Appeal from an order of the Supreme Court, Onondaga County (Brian F. DeJoseph, J.), entered December 7, 2007 in an action for, inter alia, negligence. The order, insofar as appealed from, denied the motion of defendant to dismiss the first, second, fifth, and eighth causes of action.
PRESENT: HURLBUTT, J.P., MARTOCHE, CENTRA, PINE, AND GORSKI, JJ.
It is hereby ORDERED that the order so appealed from is unanimously modified on the law by granting those parts of the motion to dismiss the first, second, and fifth causes of action and dismissing those causes of action and as modified the order is affirmed without costs.
Plaintiff commenced this action seeking damages arising from defendant's alleged "concerted campaign to harass, sexually harass, and intimidate her." According to plaintiff, the alleged conduct occurred at the elementary school where she was employed as a teacher and defendant was employed as the principal. Although defendant moved to dismiss the complaint, he now raises a new ground in support of his motion with respect to the first and second causes of action, for negligence, contending that they are barred by the exclusive remedy provisions of the Workers' Compensation Law. Although that contention is therefore not preserved for our review (see Ciesinski v Town of Aurora, 202 AD2d 984, 985), we nevertheless address it inasmuch as " 'the issue [raised therein] is one of law appearing on the face of the record that [plaintiff] could not have countered if it had been raised in the court of first instance' " (Hoke v Hoke, 27 AD3d 1055, 1055). We agree with defendant that those causes of action are indeed barred, inasmuch as "workers' compensation is intended to be the exclusive remedy for work-related injuries" (Burlew v American Mut. Ins. Co., 63 NY2d 412, 416; see Workers' Compensation Law § 29 ; Monteiro v State of New York, 27 AD3d 1133). We therefore modify the order accordingly.
We further agree with defendant that Supreme Court erred in denying that part of his motion to dismiss the fifth cause of action, alleging a violation of the Human Rights Law (Executive Law art 15), and we therefore further modify the order accordingly. Pursuant to Executive Law § 296 (1) (a), "an employer" is prohibited from discriminating against any individual on the ground of gender "in terms, conditions or privileges of employment." In a case involving a school district, a plaintiff alleging the violation of the Human Rights Law is required to file a notice of claim against the school district pursuant to Education Law § 3813 (2). Thus, even assuming, arguendo, that defendant is liable under that statute as an employer because he had the "power to do more than carry out personnel decisions made by others" and was acting within the scope of his employment (Patrowich v Chemical Bank, 63 NY2d 541, 542; see also Layaou v Xerox Corp., 298 AD2d 921, 922), we conclude that the fifth cause of action must be dismissed on the ground that plaintiff failed to file the requisite notice of claim against the Central Square Central School District.

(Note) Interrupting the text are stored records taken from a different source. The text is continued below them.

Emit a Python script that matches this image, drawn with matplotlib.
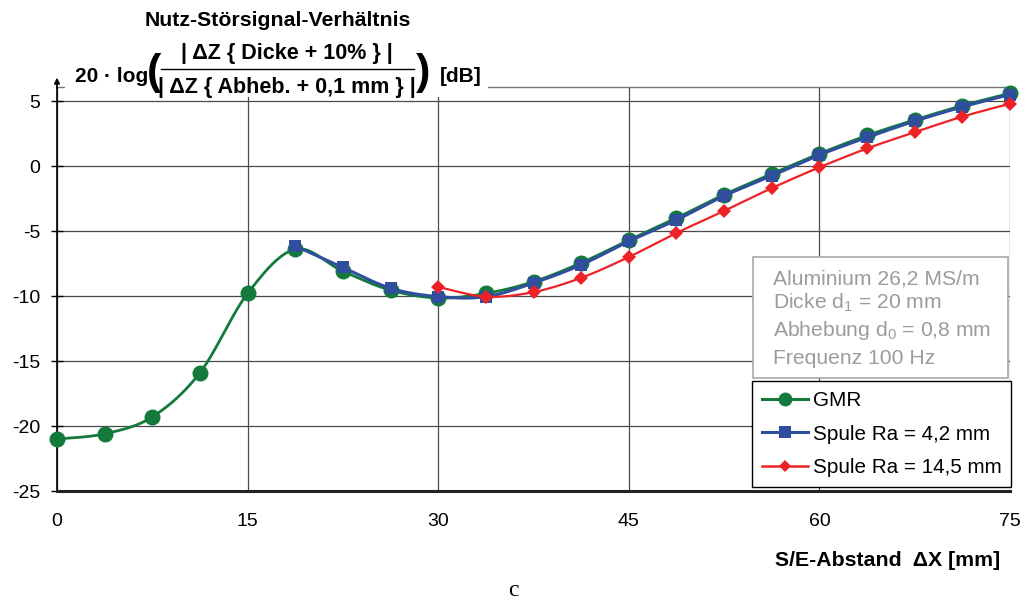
import numpy as np
import matplotlib
matplotlib.use("Agg")
import matplotlib.pyplot as plt
from matplotlib.lines import Line2D
from matplotlib.patches import Rectangle

plt.rcParams['font.family'] = ['Liberation Sans', 'DejaVu Sans']
plt.rcParams['axes.unicode_minus'] = False
plt.rcParams['mathtext.fontset'] = 'custom'
plt.rcParams['mathtext.rm'] = 'Liberation Sans'

# ---- data -------------------------------------------------------------
distance_gmr = [0, 3.75, 7.5, 11.25, 15, 18.75, 22.5, 26.25, 30, 33.75, 37.5,
                41.25, 45, 48.75, 52.5, 56.25, 60, 63.75, 67.5, 71.25, 75]
snr_gmr = [-21.0, -20.6, -19.3, -15.9, -9.8, -6.4, -8.1, -9.55, -10.15, -9.8,
           -8.9, -7.45, -5.7, -4.0, -2.2, -0.6, 0.95, 2.35, 3.55, 4.65, 5.6]

distance_coil_42 = [18.75, 22.5, 26.25, 30, 33.75, 37.5, 41.25, 45, 48.75,
                    52.5, 56.25, 60, 63.75, 67.5, 71.25, 75]
snr_coil_42 = [-6.15, -7.8, -9.4, -10.05, -10.05, -9.0, -7.6, -5.8, -4.15,
               -2.3, -0.75, 0.85, 2.2, 3.45, 4.55, 5.5]

distance_coil_145 = [30, 33.75, 37.5, 41.25, 45, 48.75, 52.5, 56.25, 60,
                     63.75, 67.5, 71.25, 75]
snr_coil_145 = [-9.3, -10.05, -9.7, -8.6, -7.0, -5.15, -3.45, -1.7, -0.1,
                1.35, 2.6, 3.8, 4.8]

x_ticks = [0, 15, 30, 45, 60, 75]
y_ticks = [5, 0, -5, -10, -15, -20, -25]
series_labels = ['GMR', 'Spule Ra = 4,2 mm', 'Spule Ra = 14,5 mm']
info_lines = ['Aluminium 26,2 MS/m',
              r'Dicke d$_\mathregular{1}$ = 20 mm',
              r'Abhebung d$_\mathregular{0}$ = 0,8 mm',
              'Frequenz 100 Hz']

GREEN = '#137a3b'
BLUE = '#2f4f9e'
RED = '#ee2226'


def smooth(x, y, n=24):
    """Cubic Bezier smoothing through all points (Catmull-Rom style)."""
    p = np.column_stack([x, y]).astype(float)
    out = [p[0]]
    t = np.linspace(0, 1, n)[1:, None]
    for i in range(len(p) - 1):
        p0 = p[i - 1] if i > 0 else p[i]
        p1, p2 = p[i], p[i + 1]
        p3 = p[i + 2] if i + 2 < len(p) else p[i + 1]
        c1 = p1 + (p2 - p0) / 6.0
        c2 = p2 - (p3 - p1) / 6.0
        seg = ((1 - t) ** 3) * p1 + 3 * ((1 - t) ** 2) * t * c1 \
            + 3 * (1 - t) * t ** 2 * c2 + t ** 3 * p2
        out.extend(seg)
    out = np.array(out)
    return out[:, 0], out[:, 1]


W, H = 1026, 604


def fx(px):
    return px / W


def fy(py):
    return 1 - py / H


fig = plt.figure(figsize=(W / 100, H / 100), dpi=100)
ax = fig.add_axes([fx(57), fy(491), (1010 - 57) / W, (491 - 87) / H])
ax.set_xlim(0, 75)
ax.set_ylim(-25, 6.08)

ax.set_xticks(x_ticks)
ax.set_xticklabels([str(v) for v in x_ticks])
ax.set_yticks(y_ticks)
ax.set_yticklabels([str(v) for v in y_ticks])
ax.grid(True, color='#4a4a4a', lw=0.9)
ax.set_axisbelow(True)
ax.tick_params(axis='y', direction='inout', length=8, width=1, pad=8,
               labelsize=14)
ax.tick_params(axis='x', direction='out', length=0, pad=16, labelsize=14)

ax.spines['right'].set_visible(False)
ax.spines['top'].set_color('#777777')
ax.spines['top'].set_linewidth(1.0)
ax.spines['left'].set_linewidth(1.2)
ax.spines['bottom'].set_linewidth(2.2)
ax.spines['bottom'].set_color('#222222')

# curves
for xs, ys, col, lw, mk, ms, z in [
        (distance_gmr, snr_gmr, GREEN, 2.0, 'o', 11.5, 3),
        (distance_coil_42, snr_coil_42, BLUE, 2.2, 's', 8.5, 4),
        (distance_coil_145, snr_coil_145, RED, 1.6, 'D', 7.5, 5)]:
    sx, sy = smooth(xs, ys)
    ax.plot(sx, sy, color=col, lw=lw, zorder=z, clip_on=False)
    ax.plot(xs, ys, ls='none', marker=mk, ms=ms, color=col,
            markeredgewidth=0, zorder=z, clip_on=False)

# arrow on the value axis
ax.annotate('', xy=(0, 6.8), xytext=(0, 6.0),
            arrowprops=dict(arrowstyle='-|>', color='black', lw=1.2,
                            mutation_scale=8, shrinkA=0, shrinkB=0),
            annotation_clip=False)

# blank area behind the axis title
fig.add_artist(Rectangle((fx(65), fy(97)), (488 - 65) / W, 97 / H,
                         transform=fig.transFigure, facecolor='white',
                         edgecolor='none', zorder=5))

tkw = dict(fontweight='bold', zorder=6, va='center')
fig.text(fx(278), fy(20), 'Nutz-Störsignal-Verhältnis', ha='center',
         fontsize=15.3, **tkw)
fig.text(fx(75), fy(76), '20 · log', ha='left', fontsize=15, **tkw)
fig.text(fx(154), fy(73), '(', ha='center', fontsize=31, **tkw)
fig.text(fx(287), fy(53), '| ΔZ { Dicke + 10% } |', ha='center',
         fontsize=15.5, **tkw)
fig.add_artist(Line2D([fx(161), fx(414)], [fy(69), fy(69)], color='black',
                      lw=1.0, transform=fig.transFigure, zorder=6))
fig.text(fx(287), fy(87), '| ΔZ { Abheb. + 0,1 mm } |', ha='center',
         fontsize=15.5, **tkw)
fig.text(fx(423), fy(73), ')', ha='center', fontsize=31, **tkw)
fig.text(fx(440), fy(76), '[dB]', ha='left', fontsize=15, **tkw)

fig.text(fx(1000), fy(561), 'S/E-Abstand  ΔX [mm]', ha='right',
         fontsize=15.3, **tkw)
fig.text(fx(513), fy(590), 'c', ha='center', va='center', fontsize=17,
         family=['Liberation Serif', 'DejaVu Serif'])

# parameter box
fig.add_artist(Rectangle((fx(753), fy(378)), (1008 - 753) / W, (378 - 257) / H,
                         transform=fig.transFigure, facecolor='white',
                         edgecolor='#a8a8a8', lw=1.2, zorder=5))
for i, line in enumerate(info_lines):
    fig.text(fx(773), fy([279, 303, 331, 359][i]), line, ha='left',
             va='center', fontsize=15.2, color='#9c9c9c', zorder=6)

# legend
handles = [
    Line2D([], [], color=GREEN, lw=2.2, marker='o', ms=10, markeredgewidth=0),
    Line2D([], [], color=BLUE, lw=2.2, marker='s', ms=8, markeredgewidth=0),
    Line2D([], [], color=RED, lw=1.8, marker='D', ms=6.5, markeredgewidth=0),
]
leg = ax.legend(handles, series_labels, loc='upper left',
                bbox_to_anchor=(fx(752), fy(381)),
                bbox_transform=fig.transFigure, fontsize=14.9,
                frameon=True, fancybox=False, edgecolor='black',
                framealpha=1, borderpad=0.48, handlelength=2.25,
                handletextpad=0.2, labelspacing=0.71, borderaxespad=0)
leg.get_frame().set_linewidth(1.0)
leg.set_zorder(7)

fig.savefig('out.png', dpi=100)
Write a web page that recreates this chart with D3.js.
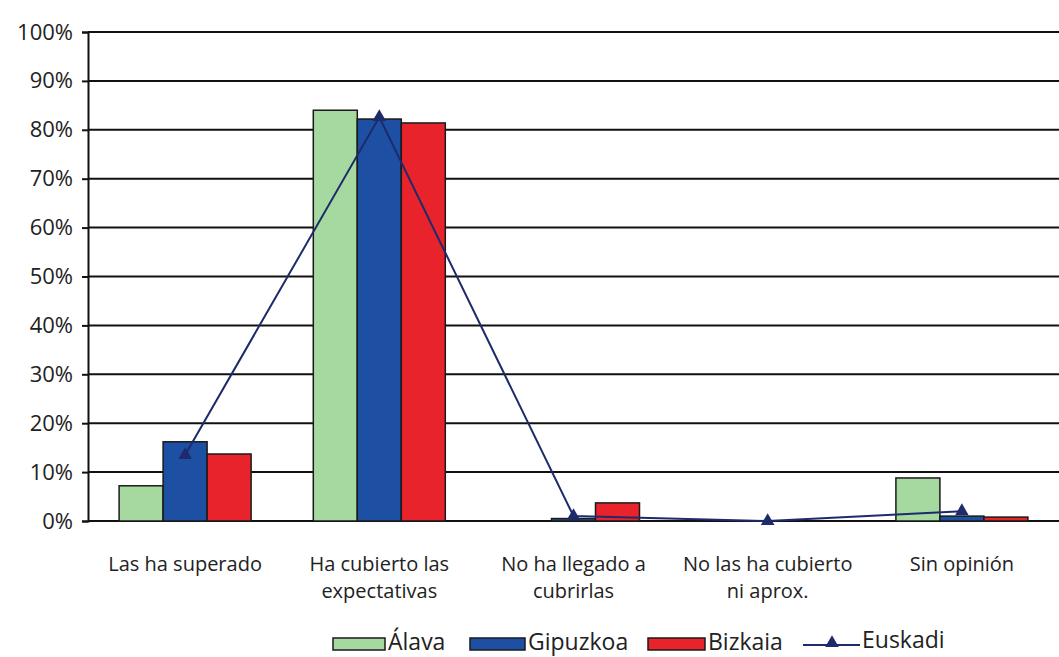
<!DOCTYPE html>
<html>
<head>
<meta charset="utf-8">
<script src="https://cdn.jsdelivr.net/npm/d3@7"></script>
<style>
  body { margin: 0; background: #fff; }
  text { font-family: "Open Sans", "Lato", sans-serif; fill: #222; }
</style>
</head>
<body>
<div id="chart"></div>
<script>
var categories = [
    ["Las ha superado"],
    ["Ha cubierto las", "expectativas"],
    ["No ha llegado a", "cubrirlas"],
    ["No las ha cubierto", "ni aprox."],
    ["Sin opinión"]
];
var seriesNames = ["Álava", "Gipuzkoa", "Bizkaia"];
var alava    = [7.2, 84.0, 0.0, 0.0, 8.8];
var gipuzkoa = [16.2, 82.2, 0.5, 0.0, 1.0];
var bizkaia  = [13.7, 81.4, 3.7, 0.0, 0.8];
var euskadi  = [13.5, 82.6, 1.0, 0.0, 2.0];
var yTicks = [0, 10, 20, 30, 40, 50, 60, 70, 80, 90, 100];
var colors = ["#a6d9a0", "#1d4fa3", "#e9232b"];
var lineColor = "#1e2b6a";

var W = 1059, H = 657;
var margin = {top: 32, left: 88, right: 0, bottom: 136};
var width = W - margin.left - margin.right;
var height = H - margin.top - margin.bottom;

var svg = d3.select("#chart").append("svg")
    .attr("width", W).attr("height", H);
var g = svg.append("g")
    .attr("transform", "translate(" + margin.left + "," + margin.top + ")");

var x = d3.scaleBand().domain(d3.range(categories.length)).range([0, width]);
var xs = d3.scaleBand().domain(seriesNames).range([0, 132]);
var y = d3.scaleLinear().domain([0, 100]).range([height, 0]);

// gridlines
g.selectAll(".grid").data(yTicks).enter().append("line")
    .attr("x1", 0).attr("x2", width)
    .attr("y1", function(d) { return y(d); })
    .attr("y2", function(d) { return y(d); })
    .style("stroke", "#111").style("stroke-width", 2);

// y axis
var yAxis = g.append("g")
    .call(d3.axisLeft(y).tickValues(yTicks).tickSize(6).tickPadding(9)
        .tickFormat(function(d) { return d + "%"; }));
yAxis.select(".domain").style("stroke", "#111").style("stroke-width", 2);
yAxis.selectAll(".tick line").style("stroke", "#111").style("stroke-width", 2);
yAxis.selectAll("text").style("font-size", "22px").style("fill", "#222")
    .style("font-family", "'Open Sans', Lato, sans-serif");

var series = [alava, gipuzkoa, bizkaia];
series.forEach(function(vals, si) {
    g.selectAll(".bar" + si).data(vals).enter().append("rect")
        .attr("x", function(d, i) { return x(i) + x.bandwidth() / 2 - 66 + xs(seriesNames[si]); })
        .attr("y", function(d) { return y(d); })
        .attr("width", xs.bandwidth())
        .attr("height", function(d) { return height - y(d); })
        .style("fill", colors[si])
        .style("stroke", "#1a1a1a").style("stroke-width", 1.5);
});

// Euskadi line
var line = d3.line()
    .x(function(d, i) { return x(i) + x.bandwidth() / 2; })
    .y(function(d) { return y(d); });
g.append("path").datum(euskadi)
    .attr("d", line)
    .style("fill", "none").style("stroke", lineColor).style("stroke-width", 2);
g.selectAll(".pt").data(euskadi).enter().append("path")
    .attr("d", d3.symbol().type(d3.symbolTriangle).size(80))
    .attr("transform", function(d, i) {
        return "translate(" + (x(i) + x.bandwidth() / 2) + "," + y(d) + ")";
    })
    .style("fill", lineColor);

// category labels
categories.forEach(function(lines, i) {
    var t = g.append("text")
        .attr("x", x(i) + x.bandwidth() / 2)
        .attr("y", 571 - margin.top)
        .attr("text-anchor", "middle")
        .style("font-size", "20px");
    lines.forEach(function(l, k) {
        t.append("tspan").attr("x", x(i) + x.bandwidth() / 2)
            .attr("dy", k === 0 ? 0 : 27).text(l);
    });
});

// legend
var legend = svg.append("g").attr("transform", "translate(0,643)");
var legItems = [
    {name: "Álava", x: 333, w: 52},
    {name: "Gipuzkoa", x: 470, w: 55},
    {name: "Bizkaia", x: 648, w: 57}
];
legItems.forEach(function(d, i) {
    legend.append("rect").attr("x", d.x).attr("y", -5).attr("width", d.w).attr("height", 12)
        .style("fill", colors[i]).style("stroke", "#1a1a1a").style("stroke-width", 1.5);
    legend.append("text").attr("x", d.x + d.w + 3).attr("y", 7)
        .style("font-size", "23px").text(d.name);
});
legend.append("line").attr("x1", 803).attr("x2", 860).attr("y1", 2).attr("y2", 2)
    .style("stroke", lineColor).style("stroke-width", 2);
legend.append("path").attr("d", d3.symbol().type(d3.symbolTriangle).size(80))
    .attr("transform", "translate(832,0)").style("fill", lineColor);
legend.append("text").attr("x", 862).attr("y", 5)
    .style("font-size", "23px").text("Euskadi");
</script>
</body>
</html>
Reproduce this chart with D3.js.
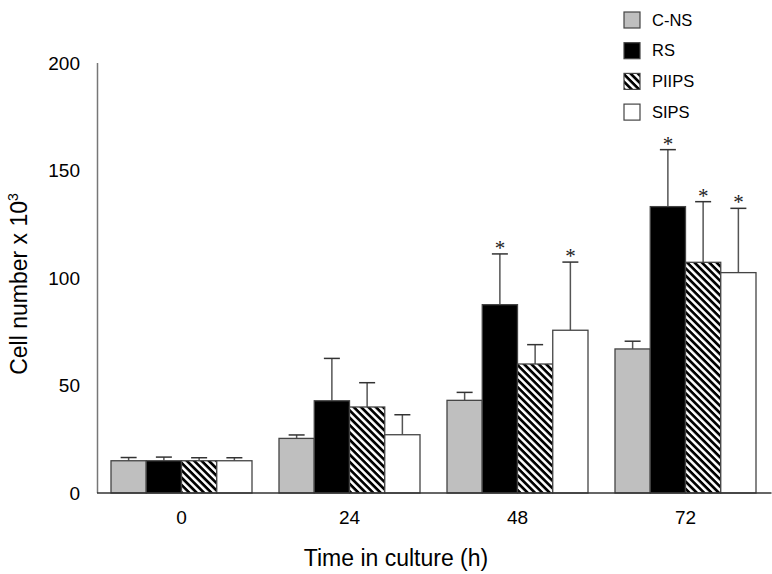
<!DOCTYPE html>
<html><head><meta charset="utf-8">
<script src="https://cdn.jsdelivr.net/npm/d3@7"></script>
<style>body{margin:0;background:#fff;} svg{display:block;font-family:"Liberation Sans",Arial,sans-serif;}</style>
</head><body>
<svg id="chart" width="772" height="574"></svg>
<script>
const timepoints = ["0", "24", "48", "72"];
const seriesNames = ["C-NS", "RS", "PIIPS", "SIPS"];
const cnsValues   = [15, 25.4, 43.1, 67];
const rsValues    = [15, 42.9, 87.6, 133.2];
const piipsValues = [15, 40, 60, 107.3];
const sipsValues  = [15, 27.1, 75.7, 102.5];
const cnsErr   = [1.5, 1.6, 3.7, 3.6];
const rsErr    = [1.7, 19.7, 23.6, 26.5];
const piipsErr = [1.4, 11.3, 9.0, 28.2];
const sipsErr  = [1.4, 9.3, 31.7, 29.9];
const significant = [[false,false,false,false],[false,false,true,true],[false,false,false,true],[false,false,true,true]];
const yTicks = [0, 50, 100, 150, 200];

const values = [cnsValues, rsValues, piipsValues, sipsValues];
const errors = [cnsErr, rsErr, piipsErr, sipsErr];

const svg = d3.select("#chart");
const defs = svg.append("defs");
const pat = defs.append("pattern").attr("id","hatch").attr("patternUnits","userSpaceOnUse")
  .attr("width",5.2).attr("height",5.2).attr("patternTransform","rotate(45)");
pat.append("rect").attr("width",5.2).attr("height",5.2).attr("fill","#fff");
pat.append("rect").attr("x",0).attr("y",0).attr("width",5.2).attr("height",2.7).attr("fill","#000");

const fills = ["#bfbfbf", "#000000", "url(#hatch)", "#ffffff"];

const x0 = d3.scaleBand().domain(timepoints).range([97.5, 769.5]).paddingInner(27/168).paddingOuter(27/336);
const x1 = d3.scaleBand().domain(seriesNames).range([0, x0.bandwidth()]).padding(0);
const y = d3.scaleLinear().domain([0, 200]).range([493, 63]);

const data = [];
timepoints.forEach((t, i) => seriesNames.forEach((s, j) => data.push({t, s, j, v: values[j][i], e: errors[j][i], sig: significant[j][i]})));

const g = svg.append("g");
g.selectAll(".err").data(data).join("g").each(function(d){
  const cx = x0(d.t) + x1(d.s) + x1.bandwidth()/2;
  const sel = d3.select(this);
  sel.append("line").attr("x1",cx).attr("x2",cx).attr("y1",y(d.v)).attr("y2",y(d.v+d.e)).attr("stroke","#555").attr("stroke-width",1.5);
  sel.append("line").attr("x1",cx-8).attr("x2",cx+8).attr("y1",y(d.v+d.e)).attr("y2",y(d.v+d.e)).attr("stroke","#333").attr("stroke-width",1.5);
  if (d.sig) sel.append("text").attr("x",cx).attr("y",y(d.v+d.e)+1).attr("text-anchor","middle")
    .attr("font-size",21).attr("fill","#222").attr("font-family","'Liberation Serif',serif").text("*");
});
g.selectAll(".bar").data(data).join("rect")
  .attr("x", d => x0(d.t) + x1(d.s))
  .attr("y", d => y(d.v))
  .attr("width", x1.bandwidth())
  .attr("height", d => y(0) - y(d.v))
  .attr("fill", d => fills[d.j])
  .attr("stroke", "#444").attr("stroke-width", 1.3);

svg.append("line").attr("x1",97.5).attr("x2",97.5).attr("y1",y(200)).attr("y2",y(0)).attr("stroke","#777").attr("stroke-width",1.5);
svg.append("line").attr("x1",97).attr("x2",771.5).attr("y1",y(0)).attr("y2",y(0)).attr("stroke","#333").attr("stroke-width",1.5);

svg.selectAll(".ytl").data(yTicks).join("text")
  .attr("x", 80).attr("y", d => y(d)).attr("dy","0.35em").attr("text-anchor","end")
  .attr("font-size",19).attr("fill","#000").text(d => d);

svg.selectAll(".xtl").data(timepoints).join("text")
  .attr("x", d => x0(d) + x0.bandwidth()/2).attr("y", 517).attr("dy","0.35em").attr("text-anchor","middle")
  .attr("font-size",19).attr("fill","#000").text(d => d);

svg.append("text").attr("x",396).attr("y",566).attr("text-anchor","middle").attr("font-size",23).text("Time in culture (h)");
const yt = svg.append("text").attr("transform","translate(27,284) rotate(-90)").attr("text-anchor","middle").attr("font-size",23);
yt.append("tspan").text("Cell number x 10");
yt.append("tspan").attr("font-size",14).attr("dy",-9).text("3");

const leg = svg.append("g");
seriesNames.forEach((s, j) => {
  const yy = 12 + j*30.7;
  leg.append("rect").attr("x",624).attr("y",yy).attr("width",16).attr("height",16)
    .attr("fill",fills[j]).attr("stroke","#444").attr("stroke-width",1.2);
  leg.append("text").attr("x",652).attr("y",yy+8).attr("dy","0.35em").attr("font-size",16.5).text(s);
});
</script>
</body></html>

We reject plaintiff's contention that defendant is bound by an alleged stipulation made by his former attorney that the sexual comments were not within the scope of defendant's employment. That stipulation does not appear in the record and thus does not bind defendant. "[T]here [can be] no open court settlement agreement within the meaning of CPLR 2104 where the purported agreement was never transcribed or entered into any court record" (Matter of Janis, 210 AD2d 101, 101). We further agree with defendant that he cannot be held liable for aiding and abetting a violation of the Human Rights Law "[w]here[, as here,] no violation of the Human Rights Law by another party has been established" (Strauss v New York State Dept. of Educ., 26 AD3d 67, 73; see Executive Law § 296 ).
Finally, we reject the contention of defendant that the court erred in denying that part of his motion to dismiss the claim for a violation of 42 USC § 1983 based on, inter alia, a hostile work environment (see generally DiPalma v Phelan, 81 NY2d 754, 756).